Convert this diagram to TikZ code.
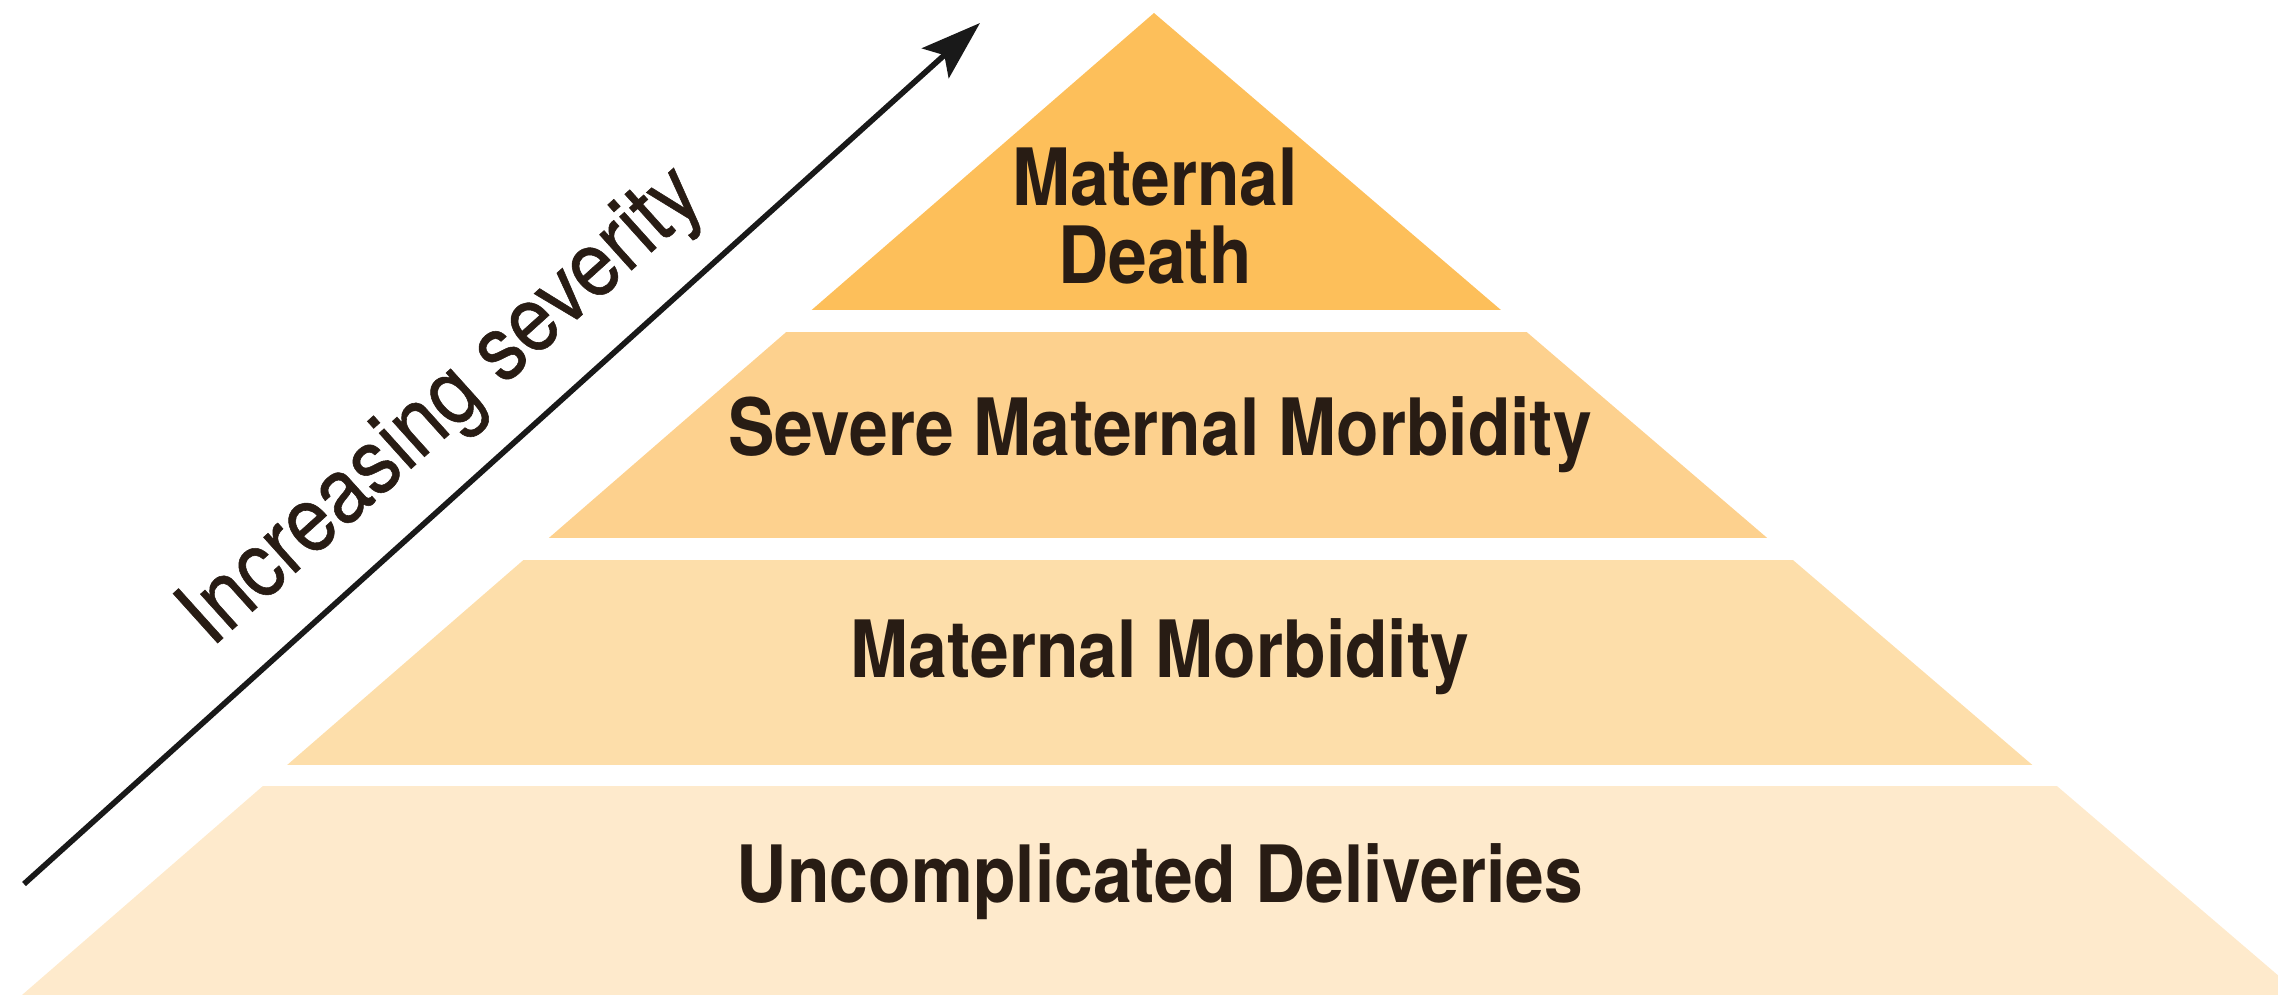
\documentclass[tikz,border=0pt]{standalone}
\usepackage{fontspec}
\setmainfont{TeX Gyre Heros}[FakeStretch=0.88]
\usepackage{xcolor}
\usetikzlibrary{arrows.meta, positioning}

\definecolor{deathfill}{RGB}{253,191,90}
\definecolor{smmfill}{RGB}{253,209,142}
\definecolor{mmfill}{RGB}{253,222,170}
\definecolor{ucdfill}{RGB}{254,234,204}
\definecolor{labeltext}{RGB}{40,28,20}
\definecolor{arrowgray}{RGB}{25,25,25}

\begin{document}
\begin{tikzpicture}[
    tier/.style={font=\bfseries\fontsize{22.5}{22}\selectfont, text=labeltext, align=center},
    severity/.style={font=\fontsize{26}{28}\selectfont\addfontfeatures{FakeBold=0.6}, text=labeltext},
    arrow/.style={-{Stealth[length=6mm, width=4mm, inset=1.2mm]}, line width=1.6pt, draw=arrowgray}
]
\useasboundingbox (0,0) rectangle (22.78,10.01);
\coordinate (apex) at (11.54,9.88);
\coordinate (baseL) at (0.22,0.06);
\coordinate (baseR) at (23.01,0.06);

% the four bands, cut out of one big triangle
\begin{scope}
\clip (0,0) rectangle (22.78,10.01);
\clip (apex) -- (baseL) -- (baseR) -- cycle;
\fill[deathfill] (0,6.91) rectangle (22.78,9.90);
\fill[smmfill] (0,4.63) rectangle (22.78,6.69);
\fill[mmfill] (0,2.36) rectangle (22.78,4.41);
\fill[ucdfill] (0,0.06) rectangle (22.78,2.15);
\end{scope}

\node (death) at (11.55,7.85) [tier] {Maternal\\Death};
\node (smm) at (11.60,5.66) [tier] {Severe Maternal Morbidity};
\node (mm) at (11.60,3.44) [tier] {Maternal Morbidity};
\node (ucd) at (11.60,1.19) [tier] {Uncomplicated Deliveries};

% severity arrow along the left flank
\coordinate (tail) at (0.24,1.17);
\coordinate (tip) at (9.80,9.78);
\draw[arrow] (tail) -- node[pos=0.49, sloped, above=1.5mm, severity] (sev) {Increasing severity} (tip);
\end{tikzpicture}
\end{document}
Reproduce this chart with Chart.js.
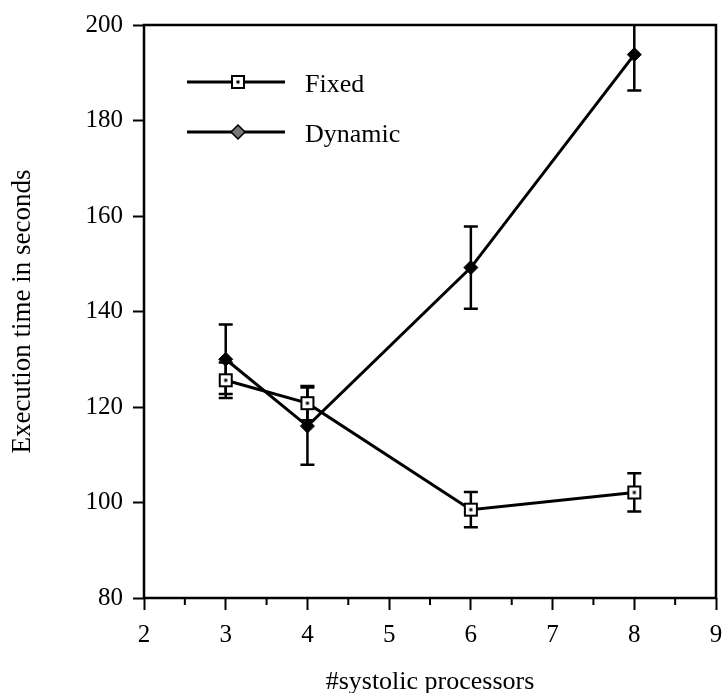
<!DOCTYPE html>
<html>
<head>
<meta charset="utf-8">
<script src="https://cdn.jsdelivr.net/npm/chart.js@4.4.0/dist/chart.umd.min.js"></script>
<style>
  html, body { margin: 0; background: #fff; }
  #wrap { width: 728px; height: 693px; }
</style>
</head>
<body>
<div id="wrap"><canvas id="chart"></canvas></div>
<script>
const processors = [3, 4, 6, 8];
const fixedTimes = [125.6, 120.8, 98.5, 102.1];
const fixedErr = [3.7, 3.6, 3.7, 4.0];
const dynamicTimes = [130, 116, 149.2, 193.8];
const dynamicErr = [7.3, 8.1, 8.6, 7.5];
const xTicks = [2, 3, 4, 5, 6, 7, 8, 9];
const xMinorTicks = [2.5, 3.5, 4.5, 5.5, 6.5, 7.5, 8.5];
const yTicks = [80, 100, 120, 140, 160, 180, 200];

const serif = "'Liberation Serif', serif";

// open square with a dot in the middle
function squareMarker() {
  const c = document.createElement('canvas');
  c.width = 16; c.height = 16;
  const g = c.getContext('2d');
  g.fillStyle = '#fff';
  g.fillRect(1, 1, 14, 14);
  g.strokeStyle = '#000';
  g.lineWidth = 2;
  g.strokeRect(2, 2, 12, 12);
  g.fillStyle = '#000';
  g.fillRect(6.5, 6.5, 3, 3);
  return c;
}
const fixedMarker = squareMarker();

const errorBars = {
  id: 'errorBars',
  beforeDatasetsDraw(chart) {
    const ctx = chart.ctx, area = chart.chartArea, y = chart.scales.y;
    ctx.save();
    ctx.beginPath();
    ctx.rect(area.left, area.top, area.right - area.left, area.bottom - area.top);
    ctx.clip();
    ctx.strokeStyle = '#000';
    ctx.lineWidth = 2.5;
    chart.data.datasets.forEach((ds, i) => {
      const meta = chart.getDatasetMeta(i);
      ds.errors.forEach((e, j) => {
        const px = meta.data[j].x;
        const top = y.getPixelForValue(ds.data[j].y + e);
        const bot = y.getPixelForValue(ds.data[j].y - e);
        ctx.beginPath();
        ctx.moveTo(px, top); ctx.lineTo(px, bot);
        ctx.moveTo(px - 7, top); ctx.lineTo(px + 7, top);
        ctx.moveTo(px - 7, bot); ctx.lineTo(px + 7, bot);
        ctx.stroke();
      });
    });
    ctx.restore();
  }
};

const frame = {
  id: 'frame',
  afterDraw(chart) {
    const ctx = chart.ctx, a = chart.chartArea, x = chart.scales.x;
    ctx.save();
    ctx.strokeStyle = '#000';
    ctx.lineWidth = 2.5;
    ctx.strokeRect(a.left, a.top, a.right - a.left, a.bottom - a.top);
    ctx.lineWidth = 2;
    ctx.beginPath();
    xMinorTicks.forEach(v => {
      const px = x.getPixelForValue(v);
      ctx.moveTo(px, a.bottom); ctx.lineTo(px, a.bottom + 7);
    });
    ctx.stroke();

    // legend
    const items = [
      { label: 'Fixed', dy: 57 },
      { label: 'Dynamic', dy: 107 }
    ];
    ctx.font = '26px ' + serif;
    ctx.textBaseline = 'middle';
    ctx.fillStyle = '#000';
    items.forEach((it, i) => {
      const ly = a.top + it.dy;
      const x0 = a.left + 43, x1 = a.left + 141, mx = a.left + 94;
      ctx.lineWidth = 3;
      ctx.beginPath();
      ctx.moveTo(x0, ly); ctx.lineTo(x1, ly);
      ctx.stroke();
      if (i === 0) {
        ctx.drawImage(fixedMarker, mx - 8, ly - 8);
      } else {
        ctx.beginPath();
        ctx.moveTo(mx, ly - 7); ctx.lineTo(mx + 7, ly);
        ctx.lineTo(mx, ly + 7); ctx.lineTo(mx - 7, ly);
        ctx.closePath();
        ctx.fillStyle = '#777';
        ctx.fill();
        ctx.lineWidth = 1.5;
        ctx.stroke();
        ctx.fillStyle = '#000';
      }
      ctx.fillText(it.label, a.left + 161, ly + 3);
    });
    ctx.restore();
  }
};

new Chart(document.getElementById('chart'), {
  type: 'line',
  data: {
    datasets: [
      {
        label: 'Fixed',
        data: processors.map((p, i) => ({ x: p, y: fixedTimes[i] })),
        errors: fixedErr,
        borderColor: '#000',
        borderWidth: 3,
        pointStyle: fixedMarker,
        order: 0
      },
      {
        label: 'Dynamic',
        data: processors.map((p, i) => ({ x: p, y: dynamicTimes[i] })),
        errors: dynamicErr,
        borderColor: '#000',
        backgroundColor: '#000',
        borderWidth: 3,
        pointStyle: 'rectRot',
        pointRadius: 7,
        pointBorderWidth: 1,
        order: 1
      }
    ]
  },
  options: {
    responsive: true,
    maintainAspectRatio: false,
    animation: false,
    layout: { padding: { top: 22, right: 12, left: 0, bottom: 0 } },
    plugins: { legend: { display: false }, tooltip: { enabled: false } },
    scales: {
      x: {
        type: 'linear',
        min: 2, max: 9,
        afterBuildTicks: s => { s.ticks = xTicks.map(v => ({ value: v })); },
        afterFit: s => { s.height = 95; s.paddingLeft = 0; s.paddingRight = 0; },
        grid: { drawOnChartArea: false, color: '#000', tickLength: 12, tickWidth: 2 },
        border: { display: false },
        ticks: { color: '#000', font: { family: serif, size: 25 }, padding: 10, maxRotation: 0 },
        title: { display: true, text: '#systolic processors', color: '#000', font: { family: serif, size: 26 }, padding: { top: 0, bottom: -5 } }
      },
      y: {
        min: 80, max: 200,
        afterBuildTicks: s => { s.ticks = yTicks.map(v => ({ value: v })); },
        afterFit: s => { s.width = 144; },
        grid: { drawOnChartArea: false, color: '#000', tickLength: 11, tickWidth: 2 },
        border: { display: false },
        ticks: { color: '#000', font: { family: serif, size: 25 }, padding: 10 },
        title: { display: true, text: 'Execution time in seconds', color: '#000', font: { family: serif, size: 27 }, padding: { top: 7, bottom: 0 } }
      }
    }
  },
  plugins: [errorBars, frame]
});
</script>
</body>
</html>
● ● ● ●
• WHAT THE TASK ASKS: Pictures are excluded; extract exactly the lines from the start of the data through the line that holds "(baseR) at (23.01,0.06);", both ends included.

• REPLY TO THE EXERCISE:
Convert this diagram to TikZ code.
\documentclass[tikz,border=0pt]{standalone}
\usepackage{fontspec}
\setmainfont{TeX Gyre Heros}[FakeStretch=0.88]
\usepackage{xcolor}
\usetikzlibrary{arrows.meta, positioning}

\definecolor{deathfill}{RGB}{253,191,90}
\definecolor{smmfill}{RGB}{253,209,142}
\definecolor{mmfill}{RGB}{253,222,170}
\definecolor{ucdfill}{RGB}{254,234,204}
\definecolor{labeltext}{RGB}{40,28,20}
\definecolor{arrowgray}{RGB}{25,25,25}

\begin{document}
\begin{tikzpicture}[
    tier/.style={font=\bfseries\fontsize{22.5}{22}\selectfont, text=labeltext, align=center},
    severity/.style={font=\fontsize{26}{28}\selectfont\addfontfeatures{FakeBold=0.6}, text=labeltext},
    arrow/.style={-{Stealth[length=6mm, width=4mm, inset=1.2mm]}, line width=1.6pt, draw=arrowgray}
]
\useasboundingbox (0,0) rectangle (22.78,10.01);
\coordinate (apex) at (11.54,9.88);
\coordinate (baseL) at (0.22,0.06);
\coordinate (baseR) at (23.01,0.06);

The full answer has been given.